Today we are doing a “Q&A” grab-bag…

QUESTION:

“Hi David –

Three weeks ago I was in the library. When I entered to buy a ticket for a play, a girl that worked there laughed in a sarcastic way and said “why you are looking like that” (or something like that).

I felt destroyed. Especially because she didn’t know me and nothing was wrong with me or with my appearance. I asked my friends and they said that there is nothing wrong.

Can you help me understand what happened if it is not a kind of rejection?”

MY ANSWER:

Why yes I can help you understand that. I’d be happy to. :)

First off – the only reason why we feel rejected or suffer fear of rejection is from ourselves. It is just the way it works, only we hurt ourselves with our own thinking.

Anything else is disempowering and self-victimizing.

If you see what I am saying as harsh or mean…it simply means you are further making a victim of yourself, innocently I might add.

We can only feel our thought-based experience. We never, ever feel what someone does to us, or some event that happens outside of us – as much as it may look to us that it happens that way. It just doesn’t.

Anything else is a total misunderstanding of how we experience life psychologically, and we have no power from this position.

Until you get on board with that, you will suffer rejection.

You will be a victim of your circumstances (like most of the world is). Hey I used to be like that too, and sometimes I still do fall into that mindset.

But because I have seen time and again from inside my own experience the truth of this, I bounce back quickly.

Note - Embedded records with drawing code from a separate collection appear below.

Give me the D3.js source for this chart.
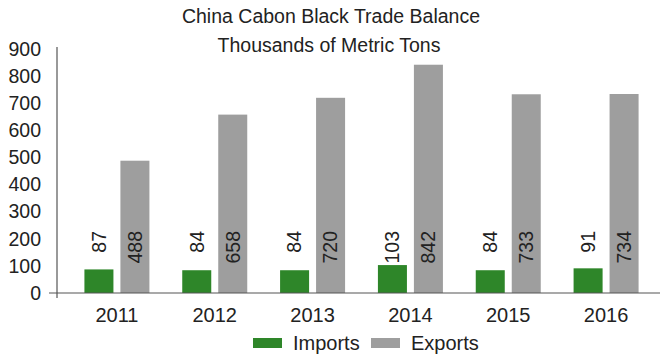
<!DOCTYPE html>
<html>
<head>
<meta charset="utf-8">
<script src="https://cdn.jsdelivr.net/npm/d3@7"></script>
<style>
  body { margin: 0; background: #fff; }
  text { font-family: "Liberation Sans", Arial, sans-serif; fill: #222; }
</style>
</head>
<body>
<script>
var years = ["2011", "2012", "2013", "2014", "2015", "2016"];
var seriesNames = ["Imports", "Exports"];
var imports = [87, 84, 84, 103, 84, 91];
var exports = [488, 658, 720, 842, 733, 734];
var yTicks = [0, 100, 200, 300, 400, 500, 600, 700, 800, 900];
var colors = ["#2e8629", "#9e9e9e"];

var width = 667, height = 356;

var svg = d3.select("body").append("svg")
    .attr("width", width)
    .attr("height", height);

var x0 = d3.scaleBand().domain(years).range([68, 655]);
var x1 = d3.scaleBand().domain(seriesNames).range([0, 65]).paddingInner(0.194);
var y = d3.scaleLinear().domain([0, 900]).range([293, 49]);
var color = d3.scaleOrdinal().domain(seriesNames).range(colors);

var rows = years.map(function(yr, i) {
  return { year: yr, values: [
    { name: "Imports", value: imports[i] },
    { name: "Exports", value: exports[i] }
  ]};
});

// titles
svg.append("text").text("China Cabon Black Trade Balance")
    .attr("x", 331).attr("y", 16)
    .attr("dy", "0.35em")
    .attr("text-anchor", "middle")
    .style("font-size", "19.5px");

svg.append("text").text("Thousands of Metric Tons")
    .attr("x", 329).attr("y", 45)
    .attr("dy", "0.35em")
    .attr("text-anchor", "middle")
    .style("font-size", "19.5px");

// y tick labels
svg.selectAll(".ytick").data(yTicks).enter().append("text")
    .attr("class", "ytick")
    .attr("x", 41)
    .attr("y", function(d) { return y(d); })
    .attr("dy", "0.35em")
    .attr("text-anchor", "end")
    .style("font-size", "19.5px")
    .text(function(d) { return d; });

// bars
var groups = svg.selectAll(".group").data(rows).enter().append("g")
    .attr("class", "group")
    .attr("transform", function(d) {
      return "translate(" + (x0(d.year) + x0.bandwidth() / 2 - 32.5) + ",0)";
    });

groups.selectAll("rect").data(function(d) { return d.values; }).enter().append("rect")
    .attr("x", function(d) { return x1(d.name); })
    .attr("y", function(d) { return y(d.value); })
    .attr("width", x1.bandwidth())
    .attr("height", function(d) { return y(0) - y(d.value); })
    .style("fill", function(d) { return color(d.name); });

groups.selectAll(".lbl").data(function(d) { return d.values; }).enter().append("text")
    .attr("class", "lbl")
    .attr("transform", function(d) {
      return "translate(" + (x1(d.name) + x1.bandwidth() / 2) + "," + (y(0) - 62) + ") rotate(-90)";
    })
    .attr("dy", "0.35em")
    .attr("text-anchor", "end")
    .style("font-size", "19.5px")
    .text(function(d) { return d.value; });

// axes lines
svg.append("line")
    .attr("x1", 49).attr("x2", 660)
    .attr("y1", y(0)).attr("y2", y(0))
    .style("stroke", "#555").style("stroke-width", 1.2);
svg.append("line")
    .attr("x1", 57).attr("x2", 57)
    .attr("y1", 47).attr("y2", 298)
    .style("stroke", "#555").style("stroke-width", 1.2);

// year labels
svg.selectAll(".xlab").data(years).enter().append("text")
    .attr("class", "xlab")
    .attr("x", function(d) { return x0(d) + x0.bandwidth() / 2; })
    .attr("y", 315)
    .attr("dy", "0.35em")
    .attr("text-anchor", "middle")
    .style("font-size", "20px")
    .text(function(d) { return d; });

// legend
var legendX = [253, 371];
var legend = svg.selectAll(".legend").data(seriesNames).enter().append("g")
    .attr("class", "legend")
    .attr("transform", function(d, i) { return "translate(" + legendX[i] + ",338)"; });
legend.append("rect")
    .attr("width", 29).attr("height", 10)
    .style("fill", function(d) { return color(d); });
legend.append("text")
    .attr("x", 40).attr("y", 5)
    .attr("dy", "0.35em")
    .style("font-size", "20px")
    .text(function(d) { return d; });
</script>
</body>
</html>
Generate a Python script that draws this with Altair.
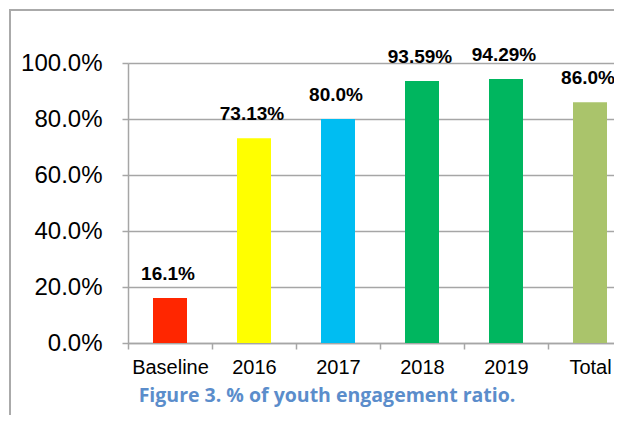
import altair as alt
import pandas as pd

categories = ["Baseline", "2016", "2017", "2018", "2019", "Total"]
values = [0.161, 0.7313, 0.80, 0.9359, 0.9429, 0.86]
labels = ["16.1%", "73.13%", "80.0%", "93.59%", "94.29%", "86.0%"]
colors = ["#ff2600", "#ffff00", "#00bdf2", "#00b65f", "#00b65f", "#aac46b"]
title_text = "Figure 3. % of youth engagement ratio."

df = pd.DataFrame({"cat": categories, "val": values, "lab": labels})

xscale = alt.Scale(domain=categories, range=[0, 504], paddingInner=0, paddingOuter=0)
yscale = alt.Scale(domain=[0, 1], nice=False)

base = alt.Chart(df)

bars = base.mark_bar(size=34).encode(
    x=alt.X("cat:N", scale=xscale, sort=categories,
            axis=alt.Axis(title=None, labelAngle=0, tickBand="extent", labelFontSize=20,
                          labelFont="Liberation Sans", labelColor="#000000", labelPadding=8,
                          tickSize=6, tickColor="#a6a6a6", tickWidth=1.5,
                          domainColor="#a6a6a6", domainWidth=1.5, grid=False)),
    y=alt.Y("val:Q", scale=yscale,
            axis=alt.Axis(title=None, values=[0, 0.2, 0.4, 0.6, 0.8, 1.0], format=".1%",
                          labelFontSize=24, labelFont="Liberation Sans", labelColor="#000000",
                          labelPadding=20, tickSize=6, tickColor="#a6a6a6", tickWidth=1.5,
                          domainColor="#a6a6a6", domainWidth=1.5,
                          grid=True, gridColor="#a6a6a6", gridWidth=1.5)),
    color=alt.Color("cat:N", scale=alt.Scale(domain=categories, range=colors), legend=None),
)

text = base.mark_text(fontSize=19, fontWeight="bold", font="Liberation Sans",
                      baseline="alphabetic", dy=-18, dx=-2, color="#000000").encode(
    x=alt.X("cat:N", scale=xscale, sort=categories),
    y=alt.Y("val:Q", scale=yscale),
    text="lab:N",
)

one = pd.DataFrame({"a": [0]})
frame_top = alt.Chart(one).mark_rect(fill="#aaaaaa", strokeWidth=0).encode(
    x=alt.value(-119), x2=alt.value(486), y=alt.value(-54), y2=alt.value(-52))
frame_left = alt.Chart(one).mark_rect(fill="#aaaaaa", strokeWidth=0).encode(
    x=alt.value(-119), x2=alt.value(-117), y=alt.value(-54), y2=alt.value(352))

title = alt.Chart(pd.DataFrame({"t": [title_text]})).mark_text(
    font="Open Sans", fontSize=19.5, fontWeight="bold", color="#5b8dcb", align="center",
    baseline="alphabetic"
).encode(x=alt.value(199), y=alt.value(339), text="t:N")

chart = alt.layer(frame_top, frame_left, bars, text, title).properties(
    width=486, height=280,
    autosize=alt.AutoSizeParams(type="none"),
    padding={"left": 120, "top": 55, "right": 0, "bottom": 80},
).configure_view(stroke=None)

chart.save("out.html", embed_options={"renderer": "svg", "actions": False})
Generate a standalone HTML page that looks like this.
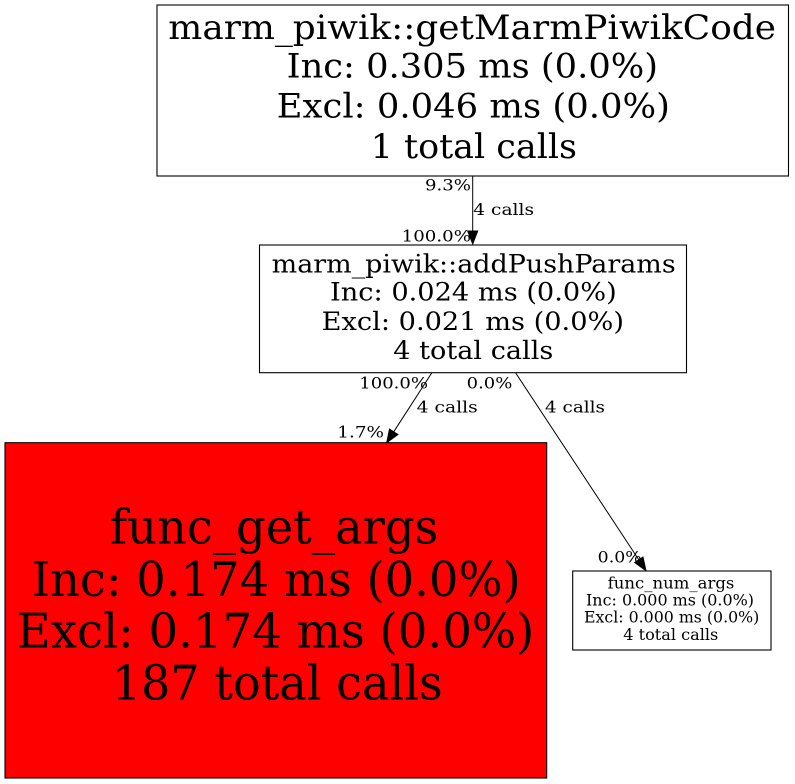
<!DOCTYPE html>
<html>
<head>
<meta charset="utf-8">
<style>
  html, body { margin: 0; padding: 0; background: #fff; }
  svg { display: block; }
  text { font-family: "DejaVu Serif", "Liberation Serif", serif; fill: #000; }
</style>
</head>
<body>
<svg width="795" height="784" viewBox="0 0 795 784" xmlns="http://www.w3.org/2000/svg">
  <rect x="0" y="0" width="795" height="784" fill="#fff"/>

  <!-- Top node -->
  <rect x="157" y="5" width="631.5" height="171" fill="#fff" stroke="#000" stroke-width="1.1"/>
  <g font-size="33.5">
    <text x="168.3" y="39" textLength="607.7" lengthAdjust="spacingAndGlyphs">marm_piwik::getMarmPiwikCode</text>
    <text x="286.7" y="77.7" textLength="371.3" lengthAdjust="spacingAndGlyphs">Inc: 0.305 ms (0.0%)</text>
    <text x="276.7" y="117.3" textLength="393.3" lengthAdjust="spacingAndGlyphs">Excl: 0.046 ms (0.0%)</text>
    <text x="370.7" y="158" textLength="206.3" lengthAdjust="spacingAndGlyphs">1 total calls</text>
  </g>

  <!-- Edge top -> middle -->
  <line x1="472.7" y1="176" x2="472.7" y2="231" stroke="#000" stroke-width="1"/>
  <polygon points="472.7,244 467.7,231 477.7,231" fill="#000" stroke="#000" stroke-width="1"/>
  <g font-size="16">
    <text x="425" y="190.7" textLength="46" lengthAdjust="spacingAndGlyphs">9.3%</text>
    <text x="473.3" y="215" textLength="60.7" lengthAdjust="spacingAndGlyphs">4 calls</text>
    <text x="401.7" y="241.7" textLength="69.3" lengthAdjust="spacingAndGlyphs">100.0%</text>
  </g>

  <!-- Middle node -->
  <rect x="259.5" y="245" width="427" height="127.7" fill="#fff" stroke="#000" stroke-width="1.1"/>
  <g font-size="25">
    <text x="271.7" y="272.3" textLength="404" lengthAdjust="spacingAndGlyphs">marm_piwik::addPushParams</text>
    <text x="330" y="300.7" textLength="286.7" lengthAdjust="spacingAndGlyphs">Inc: 0.024 ms (0.0%)</text>
    <text x="321.7" y="330" textLength="302.3" lengthAdjust="spacingAndGlyphs">Excl: 0.021 ms (0.0%)</text>
    <text x="393.3" y="359" textLength="160" lengthAdjust="spacingAndGlyphs">4 total calls</text>
  </g>

  <!-- Edge middle -> func_get_args -->
  <line x1="431.7" y1="373" x2="393.7" y2="431.8" stroke="#000" stroke-width="1"/>
  <polygon points="386.7,442.7 397.9,434.5 389.5,429.1" fill="#000" stroke="#000" stroke-width="1"/>
  <!-- Edge middle -> func_num_args -->
  <line x1="515.7" y1="373" x2="638.9" y2="559.9" stroke="#000" stroke-width="1"/>
  <polygon points="646,570.7 643,557.1 634.7,562.6" fill="#000" stroke="#000" stroke-width="1"/>

  <g font-size="16">
    <text x="359.3" y="388.3" textLength="68.7" lengthAdjust="spacingAndGlyphs">100.0%</text>
    <text x="466.7" y="388.3" textLength="45.6" lengthAdjust="spacingAndGlyphs">0.0%</text>
    <text x="416.7" y="412.7" textLength="61" lengthAdjust="spacingAndGlyphs">4 calls</text>
    <text x="545" y="412.7" textLength="60" lengthAdjust="spacingAndGlyphs">4 calls</text>
    <text x="337.3" y="437.3" textLength="46.7" lengthAdjust="spacingAndGlyphs">1.7%</text>
    <text x="597.7" y="562.3" textLength="44" lengthAdjust="spacingAndGlyphs">0.0%</text>
  </g>

  <!-- Red node -->
  <rect x="5" y="442.7" width="541.7" height="335.3" fill="#ff0000" stroke="#000" stroke-width="1.1"/>
  <g font-size="47.5">
    <text x="110" y="543.3" textLength="328.3" lengthAdjust="spacingAndGlyphs">func_get_args</text>
    <text x="31.7" y="596" textLength="489" lengthAdjust="spacingAndGlyphs">Inc: 0.174 ms (0.0%)</text>
    <text x="16.7" y="647.3" textLength="517.6" lengthAdjust="spacingAndGlyphs">Excl: 0.174 ms (0.0%)</text>
    <text x="111.7" y="699.3" textLength="331" lengthAdjust="spacingAndGlyphs">187 total calls</text>
  </g>

  <!-- Small node -->
  <rect x="572.7" y="571" width="198.3" height="79" fill="#fff" stroke="#000" stroke-width="1.1"/>
  <g font-size="15.5">
    <text x="607.7" y="588.5" textLength="126.7" lengthAdjust="spacingAndGlyphs">func_num_args</text>
    <text x="586" y="605.7" textLength="168" lengthAdjust="spacingAndGlyphs">Inc: 0.000 ms (0.0%)</text>
    <text x="584" y="622.7" textLength="175.3" lengthAdjust="spacingAndGlyphs">Excl: 0.000 ms (0.0%)</text>
    <text x="623.3" y="640" textLength="95" lengthAdjust="spacingAndGlyphs">4 total calls</text>
  </g>
</svg>
</body>
</html>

Once you look how this is actually true for all of us, you will really become free of being constantly affected by rejection of any kind.

Because all rejection is self-rejection.

It doesn’t matter if someone thought there was something wrong or not. It sounds to me like maybe you had a strange look on your face, but I really can’t say because I wasn’t there to coach you.

Said another way, the meaning that we make about generates our experience of life/rejection/suffering/happiness.

It is something we are very much in control of.

You could have reacted in many different ways.

You could have laughed it off and made a joke.

You could have attacked her verbally.

You could have made a really funny face at her.

You could have been totally indifferent and ignored it completely.

I am not saying any of these reactions, including the one of self-rejection that you had, are any better than the other. They are just different.

The question is how do you want to be?

How do you want your life to be?

The key is that all these reactions stem from the mindset, and if you get that how to behave takes care of itself so much more naturally.

And the social anxiety won’t even be there (or very little).

Look we are all human and experience negative shit sometimes.

But there’s this idea that we always have to feel bad, or feel negative.

That rejection is normal.

Feeling rejected isn’t normal actually, feeling good is.

Social conditioning would have us believe different.

Time to recondition yourself (only if you want to, it’s up to you.)